SDGsは東京オリンピックや大阪万博のテーマに掲げられるなど、日本でも盛り上がっています。2016年に政府は推進本部を立ち上げ、関係各省が規制、指針、ガイドライン、プラットフォーム等の整備を進めています。地方にも拠点が立ち上がってきており、札幌、横浜、名古屋など、現在60か所にSDGs推進都市があります。学習指導要領にも取り込まれ、幼稚園、小中学校及び高等学校の教科書に掲載されるとともに、受験を含む試験問題にも出題されるようになりました。

民間セクターにおいても浸透が進んでおり、企業のウェブサイトやパンフレット等でSDGsをよく見かけるようになっています。2019年に年金積立金管理運用独立行政法人(GPIF)が実施した調査によると、上場企業でのSDGsの認知度は96.7%に達しています。2017年に経団連が企業行動憲章の中にSDGsを取り込んだことを契機に、上場企業にとってSDGsは「意識の高い経営者だけが知っていること」から、「知らないと恥ずかしいこと」へと認識が変わりました。また、企業の非財務的価値を重視した新しい投資の形態であるESG(Environment, Social, Governance)投資が株式市場における新たなルールとして急速に台頭し、SDGsの浸透に拍車をかけています。

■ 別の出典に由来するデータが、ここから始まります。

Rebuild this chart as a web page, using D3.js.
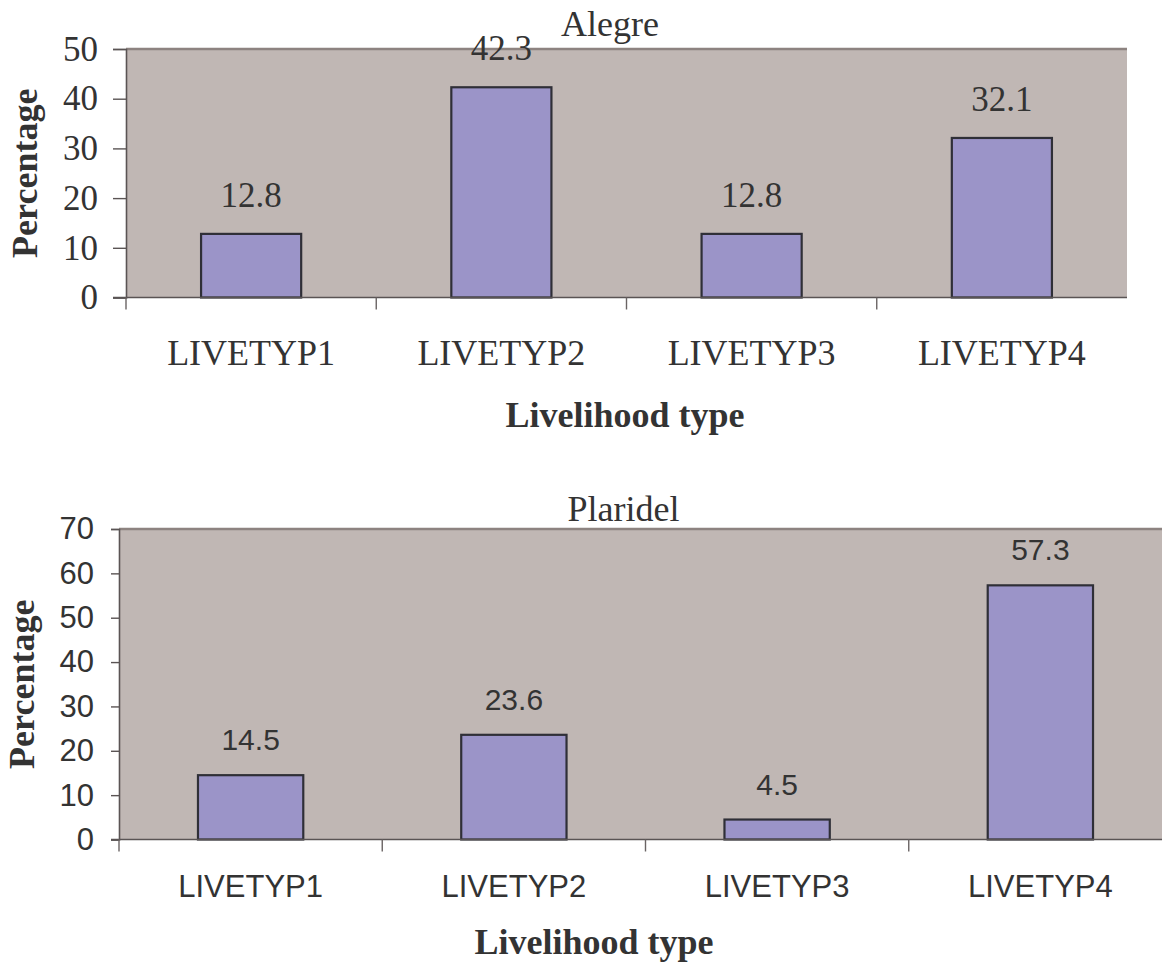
<!DOCTYPE html>
<html>
<head>
<meta charset="utf-8">
<script src="https://cdn.jsdelivr.net/npm/d3@7"></script>
<style>
  html, body { margin: 0; padding: 0; background: #ffffff; }
  svg { display: block; }
</style>
</head>
<body>
<svg id="chart" width="1162" height="962"></svg>
<script>
// Livelihood type distribution for the two municipalities
const categories = ["LIVETYP1", "LIVETYP2", "LIVETYP3", "LIVETYP4"];
const alegreValues = [12.8, 42.3, 12.8, 32.1];
const plaridelValues = [14.5, 23.6, 4.5, 57.3];
const alegreTicks = [0, 10, 20, 30, 40, 50];
const plaridelTicks = [0, 10, 20, 30, 40, 50, 60, 70];

const svg = d3.select("#chart");
const TEXT = "#333333";
const SERIF = "'Liberation Serif', 'Times New Roman', serif";
const SANS = "'Liberation Sans', Arial, sans-serif";

const panels = [
  {
    title: "Alegre", values: alegreValues, ticks: alegreTicks,
    left: 126, right: 1127, top: 49, bottom: 297.5,
    titleX: 610, titleY: 36,
    tickFont: SERIF, tickSize: 35, tickLen: 13, tickPad: 15,
    labelFont: SERIF, labelSize: 35, labelGap: 27,
    catFont: SERIF, catSize: 36, catY: 365,
    xTitleX: 625, xTitleY: 427, yTitleX: 37
  },
  {
    title: "Plaridel", values: plaridelValues, ticks: plaridelTicks,
    left: 119, right: 1172, top: 529, bottom: 839.5,
    titleX: 623.5, titleY: 521,
    tickFont: SANS, tickSize: 31, tickLen: 8, tickPad: 17,
    labelFont: SANS, labelSize: 30, labelGap: 25,
    catFont: SANS, catSize: 31, catY: 897,
    xTitleX: 594, xTitleY: 954, yTitleX: 34
  }
];

panels.forEach(p => {
  const g = svg.append("g");

  const x = d3.scaleBand()
    .domain(categories)
    .range([p.left, p.right])
    .paddingInner(0.6)
    .paddingOuter(0.3);

  const y = d3.scaleLinear()
    .domain([0, d3.max(p.ticks)])
    .range([p.bottom, p.top]);

  // plot area
  g.append("rect")
    .attr("x", p.left).attr("y", p.top)
    .attr("width", p.right - p.left).attr("height", p.bottom - p.top)
    .attr("fill", "#c0b7b4");
  g.append("line")
    .attr("x1", p.left).attr("x2", p.right)
    .attr("y1", p.top).attr("y2", p.top)
    .attr("stroke", "#8d8380").attr("stroke-width", 2.5);

  // bars
  g.selectAll("rect.bar")
    .data(p.values)
    .join("rect")
    .attr("class", "bar")
    .attr("x", (d, i) => x(categories[i]))
    .attr("y", d => y(d))
    .attr("width", x.bandwidth())
    .attr("height", d => y(0) - y(d))
    .attr("fill", "#9b94c8")
    .attr("stroke", "#2f2f37")
    .attr("stroke-width", 2.2);

  // value labels
  g.selectAll("text.val")
    .data(p.values)
    .join("text")
    .attr("class", "val")
    .attr("x", (d, i) => x(categories[i]) + x.bandwidth() / 2)
    .attr("y", d => y(d) - p.labelGap)
    .attr("text-anchor", "middle")
    .attr("font-family", p.labelFont)
    .attr("font-size", p.labelSize)
    .attr("fill", TEXT)
    .text(d => d.toFixed(1));

  // y axis
  const yAxis = g.append("g")
    .attr("transform", `translate(${p.left},0)`)
    .call(d3.axisLeft(y).tickValues(p.ticks).tickSize(p.tickLen).tickPadding(p.tickPad).tickFormat(d3.format("d")));
  yAxis.select(".domain").attr("stroke", "#5a5454").attr("stroke-width", 1.6);
  yAxis.selectAll(".tick line").attr("stroke", "#5a5454").attr("stroke-width", 1.4);
  yAxis.selectAll(".tick text")
    .attr("font-family", p.tickFont)
    .attr("font-size", p.tickSize)
    .attr("fill", TEXT);

  // x baseline and category boundary ticks
  g.append("line")
    .attr("x1", p.left - p.tickLen).attr("x2", p.right)
    .attr("y1", y(0)).attr("y2", y(0))
    .attr("stroke", "#5a5454").attr("stroke-width", 1.6);
  g.selectAll("line.cat-tick")
    .data(categories)
    .join("line")
    .attr("class", "cat-tick")
    .attr("x1", d => x(d) - x.step() * 0.3)
    .attr("x2", d => x(d) - x.step() * 0.3)
    .attr("y1", y(0)).attr("y2", y(0) + 12)
    .attr("stroke", "#6a6464").attr("stroke-width", 1.4);

  // category labels
  g.selectAll("text.cat")
    .data(categories)
    .join("text")
    .attr("class", "cat")
    .attr("x", d => x(d) + x.bandwidth() / 2)
    .attr("y", p.catY)
    .attr("text-anchor", "middle")
    .attr("font-family", p.catFont)
    .attr("font-size", p.catSize)
    .attr("fill", TEXT)
    .text(d => d);

  // titles
  g.append("text")
    .attr("x", p.titleX).attr("y", p.titleY)
    .attr("text-anchor", "middle")
    .attr("font-family", SERIF).attr("font-size", 36)
    .attr("fill", TEXT)
    .text(p.title);

  g.append("text")
    .attr("x", p.xTitleX).attr("y", p.xTitleY)
    .attr("text-anchor", "middle")
    .attr("font-family", SERIF).attr("font-size", 36).attr("font-weight", "bold")
    .attr("fill", TEXT)
    .text("Livelihood type");

  g.append("text")
    .attr("transform", `translate(${p.yTitleX},${(p.top + p.bottom) / 2}) rotate(-90)`)
    .attr("text-anchor", "middle")
    .attr("font-family", SERIF).attr("font-size", 36).attr("font-weight", "bold")
    .attr("fill", TEXT)
    .text("Percentage");
});
</script>
</body>
</html>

一方で、多くの企業はSDGsを認知していても理解度は浅く、実際に取り組むにあたっては様々な課題を抱えているのが実情です。SDGsを利用して自社のイメージを表面的に高めようとする、”SDGsウォッシュ”と呼ばれる事例も指摘されています。こうした問題の背景には、企業に勤めるビジネスパーソンの多くが、SDGsを充分に理解できていないことがあります。これまでのSDGsに関する企業向け研修は、こうした状況の改善に対して十分な効果を上げてこれませんでした。SDGsの導入・実践を目指す企業にとって、SDGsの重要性を理解し活躍する人材を社内に育てるためには、どのような点に気を付けて学びや制度を整えるべきなのでしょうか。その鍵は、SDGsとは何か(What)、なぜ取り組むべきなのか(Why)、どのように実践すればよいのか(How)、という3つの要素を正しく伝えていくことにあります。